Oxford Aviation books
 

Hi all!

I'm coming back to aviation after quiting my comercial pilot course 20 years ago. I got some books in order to revise theoretical knowledge. Among those is the Oxford Aviation "Principles of Flight", which I was really liking until reached the chapter covering longitudinal stability.

As far as I know, few airplanes had the cg behind the cp and most modern airplanes horizontal stabilizers are set in a way to contrapose a nose down tendency. Yet, in the above referred book, the stability analysis is made with the cg back of the ac, compensated by an up vector component of the horizontal tail.

I would like to know if someone here could comment on this book and the way this concept is treated by it, since I really don't know if I should go on reading or try something else. I take this opportunity to ask about a good and comprehensive book on this subject.

I don't have the Oxford book on hand, but I have the Bristol book which is using the same syllabus. In the Bristol book, there is one picture depicting the CG behind the CP with an up vector on the horizontal stabilizer, but it clearly states that this is an unstable configuration in a traditional airplane. Does that help at all?
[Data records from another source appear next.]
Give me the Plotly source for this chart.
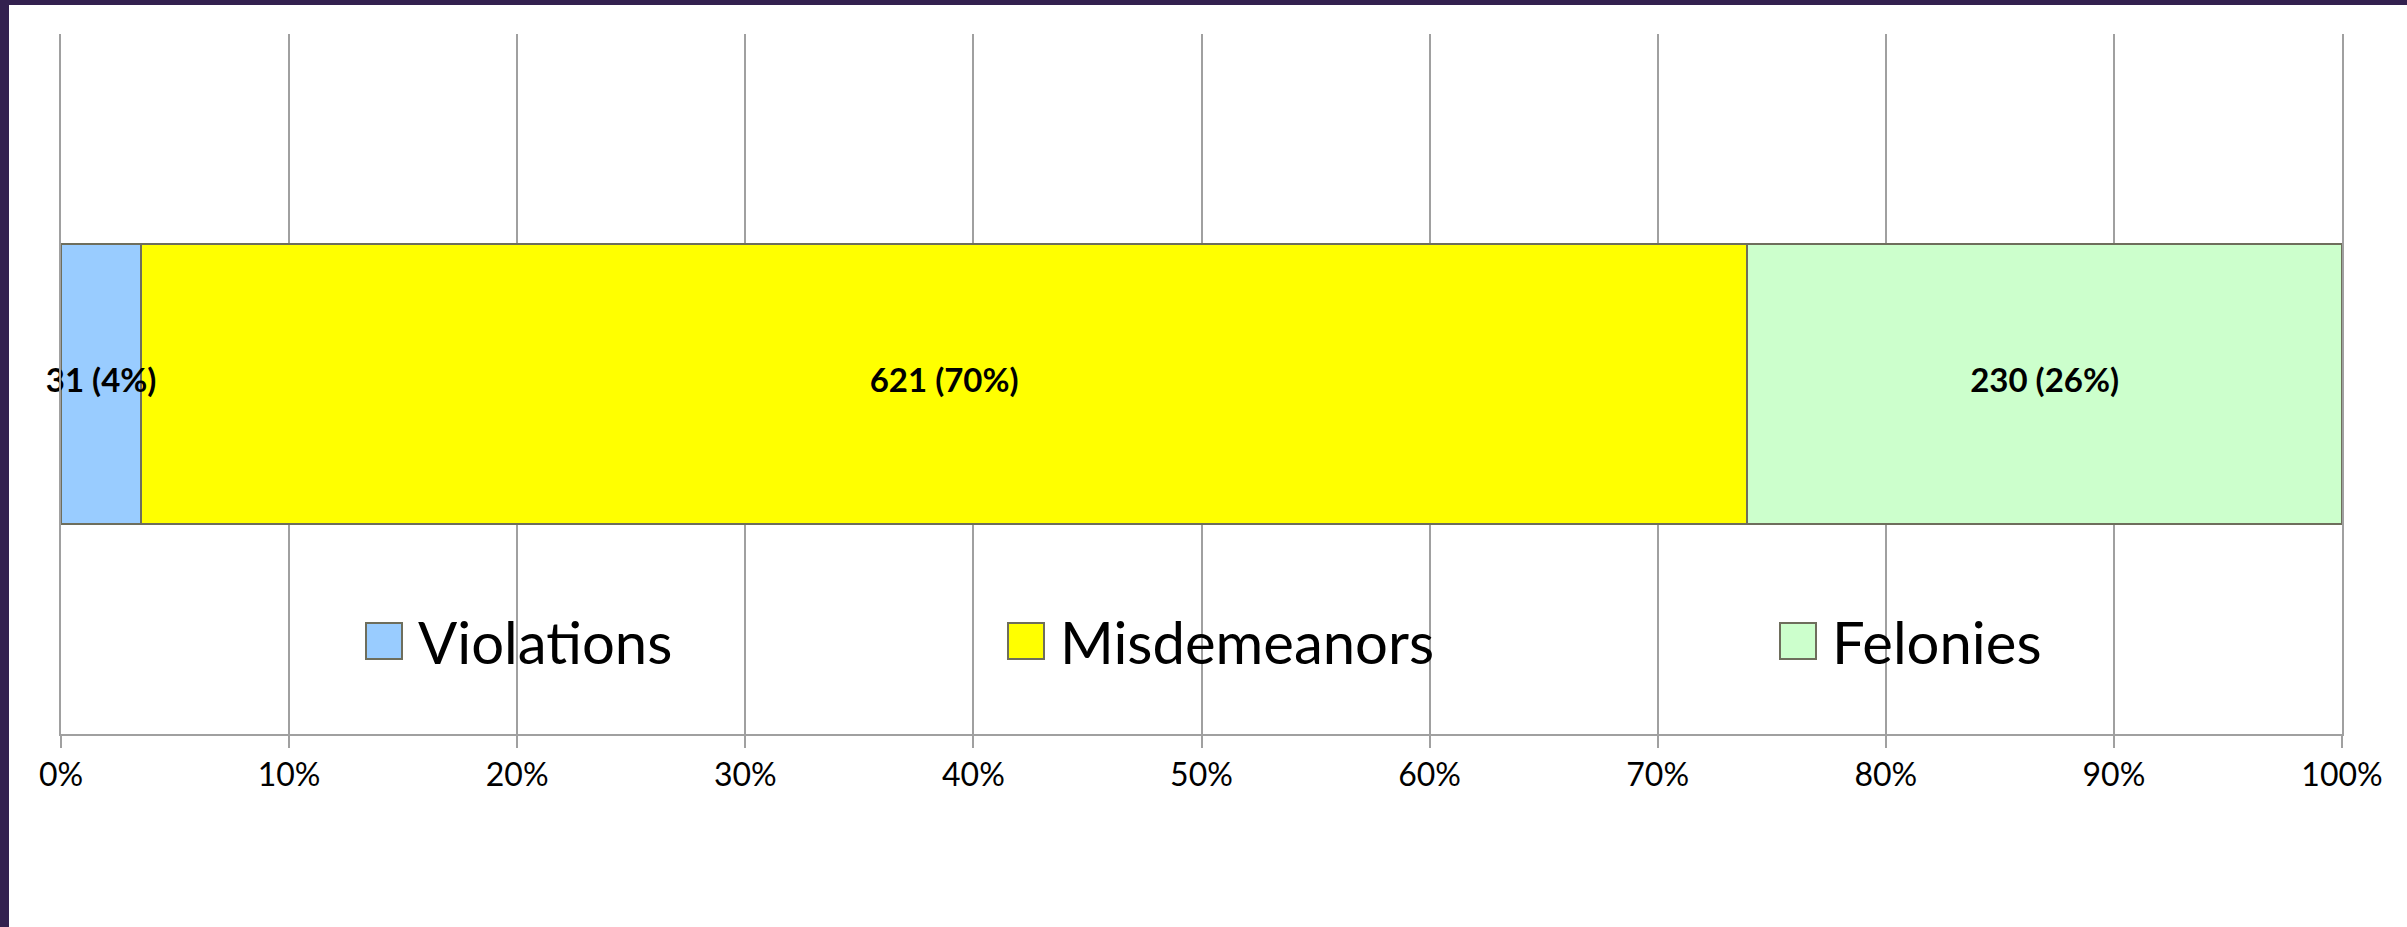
import plotly.graph_objects as go

# ---- data ----
categories = ["Violations", "Misdemeanors", "Felonies"]
counts = [31, 621, 230]
colors = ["#99CCFF", "#FFFF00", "#CCFFCC"]
tick_vals = [0, 10, 20, 30, 40, 50, 60, 70, 80, 90, 100]
tick_text = [f"{v}%" for v in tick_vals]

total = sum(counts)
shares = [c / total * 100 for c in counts]
labels = [f"{c} ({round(s)}%)" for c, s in zip(counts, shares)]
# label anchor = middle of each stacked segment (derived from the data)
mids = []
acc = 0.0
for s in shares:
    mids.append(acc + s / 2)
    acc += s

W, H = 2407, 927
L, R, T, B = 61, 2407 - 2342, 34, 927 - 734
PW, PH = W - L - R, H - T - B

def px_x(px):
    return (px - L) / PW

def px_y(py):
    return (H - B - py) / PH

FONT = "Lato, Carlito, Calibri, 'Open Sans', sans-serif"
OUTLINE = "#6E6E5C"
GRID = "#A0A0A0"

fig = go.Figure()
for name, s, col in zip(categories, shares, colors):
    fig.add_trace(go.Bar(
        x=[s], y=[0], orientation="h", name=name, width=1,
        marker=dict(color=col, line=dict(color=OUTLINE, width=2)),
        hoverinfo="name+x", showlegend=False,
    ))

# data labels on top of all bars
fig.add_trace(go.Scatter(
    x=mids, y=[0] * len(mids), mode="text", text=labels,
    textposition="middle center", cliponaxis=False,
    textfont=dict(family=FONT, size=33, color="black", weight="bold"),
    hoverinfo="skip", showlegend=False,
))

shapes = []
annotations = []
# custom legend (large square swatches like the original)
legend_px = [366, 1008, 1780]
for name, col, lx in zip(categories, colors, legend_px):
    shapes.append(dict(type="rect", xref="paper", yref="paper",
                       x0=px_x(lx), x1=px_x(lx + 36), y0=px_y(659), y1=px_y(623),
                       fillcolor=col, line=dict(color=OUTLINE, width=2), layer="above"))
    annotations.append(dict(xref="paper", yref="paper", x=px_x(lx + 50), y=px_y(641),
                            xanchor="left", yanchor="middle", showarrow=False,
                            text=name, font=dict(family=FONT, size=58, color="black")))

# purple frame edges (slide background)
FRAME = "#33214F"
shapes.append(dict(type="rect", xref="paper", yref="paper",
                   x0=px_x(0), x1=px_x(9), y0=px_y(H), y1=px_y(0),
                   fillcolor=FRAME, line=dict(width=0), layer="above"))
shapes.append(dict(type="rect", xref="paper", yref="paper",
                   x0=px_x(0), x1=px_x(W), y0=px_y(5), y1=px_y(0),
                   fillcolor=FRAME, line=dict(width=0), layer="above"))

fig.update_layout(
    width=W, height=H,
    margin=dict(l=L, r=R, t=T, b=B, pad=0),
    barmode="stack",
    plot_bgcolor="white", paper_bgcolor="white",
    font=dict(family=FONT, color="black"),
    shapes=shapes, annotations=annotations,
    showlegend=False,
    xaxis=dict(
        range=[0, 100], tickmode="array", tickvals=tick_vals, ticktext=tick_text,
        showgrid=True, gridcolor=GRID, gridwidth=2, zeroline=False,
        showline=True, linecolor=GRID, linewidth=2,
        ticks="outside", ticklen=12, tickwidth=2, tickcolor=GRID,
        tickfont=dict(family=FONT, size=32, color="black"),
        fixedrange=True,
    ),
    yaxis=dict(range=[-1.25, 1.25], showticklabels=False, showgrid=False,
               zeroline=False, ticks="", showline=True, mirror=True,
               linecolor=GRID, linewidth=2, fixedrange=True),
)

fig.write_html("out.html")
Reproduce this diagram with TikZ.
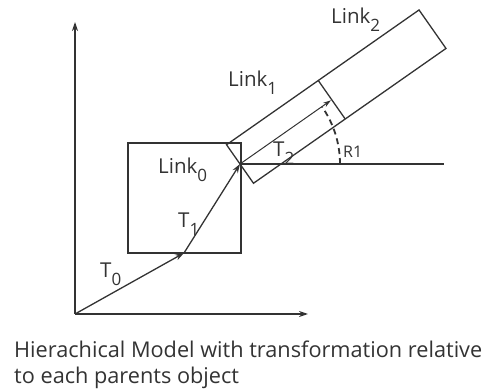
\documentclass[tikz,border=0pt]{standalone}
\usepackage{fontspec}
\setmainfont{Open Sans}
\usetikzlibrary{arrows.meta,calc}
\definecolor{ink}{HTML}{333333}
% large, deeply dropped subscript
\newcommand\lowsub[1]{\raisebox{-7.5pt}{\fontsize{17}{20}\selectfont #1}}
\tikzset{
  edge/.style={draw=ink, line width=1.3pt},
  vec/.style={draw=ink, line width=1.3pt, -{Stealth[length=9pt,width=6pt]}},
  lbl/.style={text=ink, inner sep=0pt, anchor=base west, font=\fontsize{20.5}{24}\selectfont},
  small/.style={text=ink, inner sep=0pt, anchor=base west, font=\fontsize{16}{20}\selectfont},
  captiontext/.style={text=ink, inner sep=0pt, anchor=base west, font=\fontsize{21.7}{25}\selectfont},
}
\begin{document}
\begin{tikzpicture}[x=1pt,y=1pt]
\useasboundingbox (0,0) rectangle (486,390);
% frame points
\coordinate (O) at (75,76);
\coordinate (Ytop) at (75,368);
\coordinate (Xend) at (308,76);
\coordinate (P1) at (184,137);
\coordinate (J) at (240,226);
\coordinate (H) at (444,226);
% axes
\draw[vec] (O) -- (Ytop);
\draw[vec] (O) -- (Xend);
% base link
\draw[edge] (128,137) rectangle (241,247);
% translations
\draw[vec] (O) -- (P1);
\draw[vec] (P1) -- (J);
% reference line at the joint
\draw[edge] (J) -- (H);
% rotated links
\begin{scope}[shift={(J)}, rotate=35]
  \coordinate (L1a) at (0,23.5);
  \coordinate (L1b) at (0,-23.5);
  \coordinate (Da) at (112,23.5);
  \coordinate (Db) at (112,-23.5);
  \coordinate (L2a) at (235,23.5);
  \coordinate (L2b) at (235,-23.5);
  \coordinate (T2end) at (111,0);
  \draw[edge] (L1a) -- (L2a) -- (L2b) -- (L1b) -- cycle;
  \draw[edge] (Da) -- (Db);
  \draw[draw=ink, line width=1pt, -{Stealth[length=8pt,width=5pt]}] (0,0) -- (T2end);
\end{scope}
% rotation angle
\draw[draw=ink, line width=1.8pt, dash pattern=on 6pt off 4pt] ($(J)+(0:100)$) arc[start angle=0, end angle=35, radius=100];
% labels
\node[lbl] (n2) at (331,366) {Link\lowsub{2}};
\node[lbl] (n1) at (228,303) {Link\lowsub{1}};
\node[lbl] (n0) at (158,216) {Link\lowsub{0}};
\node[lbl] (t1) at (178,162) {T\lowsub{1}};
\node[lbl] (t0) at (100,112) {T\lowsub{0}};
\node[lbl] (t2) at (273,233) {T\lowsub{2}};
\node[small] (r1) at (343,232) {R1};
\node[captiontext] (c1) at (14,32) {Hierachical Model with transformation relative};
\node[captiontext] (c2) at (14,7) {to each parents object};
\end{tikzpicture}
\end{document}
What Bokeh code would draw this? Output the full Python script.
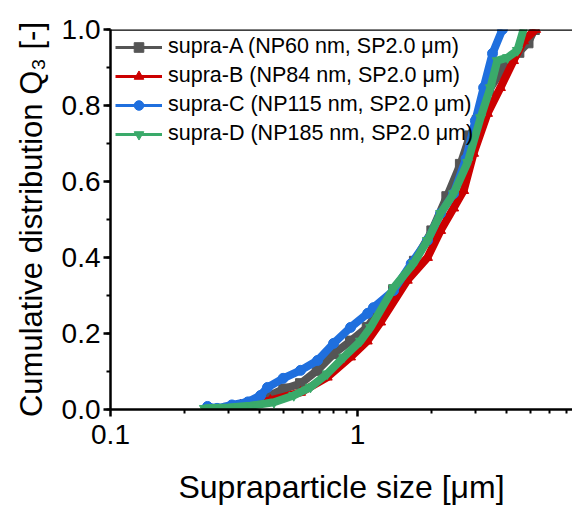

"Now consider a wing together with a tailplane. The tailplane is positioned to generate a stabilising moment about the aircraft CG. The same vertical gust will increase the angle of attack of the tailplane and increase lift, which, when multiplied by arm 'y', will generate a negative (nose down) pitching moment about the aircraft CG.

If the tail moment is greater than the wing moment the sum of the moments will not be zero and the resultant nose down moment will give an angular acceleration about the CG. The nose down angular acceleration about the CG will return the aircraft towards its original position of equilibrium. The greater the tail moment relative to the wing moment, the greater the rate of acceleration towards the original equilibrium position. (Too much angular acceleration is no good).

[picture]

There are two moments to consider; the wing moment and the tail moment. The wing moment is a function of the change in wing lift multiplitd by arm 'y'. The lenght of both arms is dependent upon CG position. If the CG is considered in a more forward position, the tail arm is larger and the wing arm is smaller. A more forward CG position increases static longitudinal stability.

If the nose down (negative) tail moment is greater than the nose up (positive) wing moment, the aircraft will have static longitudinal stability."

I have transcribed one segment. Is there a corresponding segment in your book?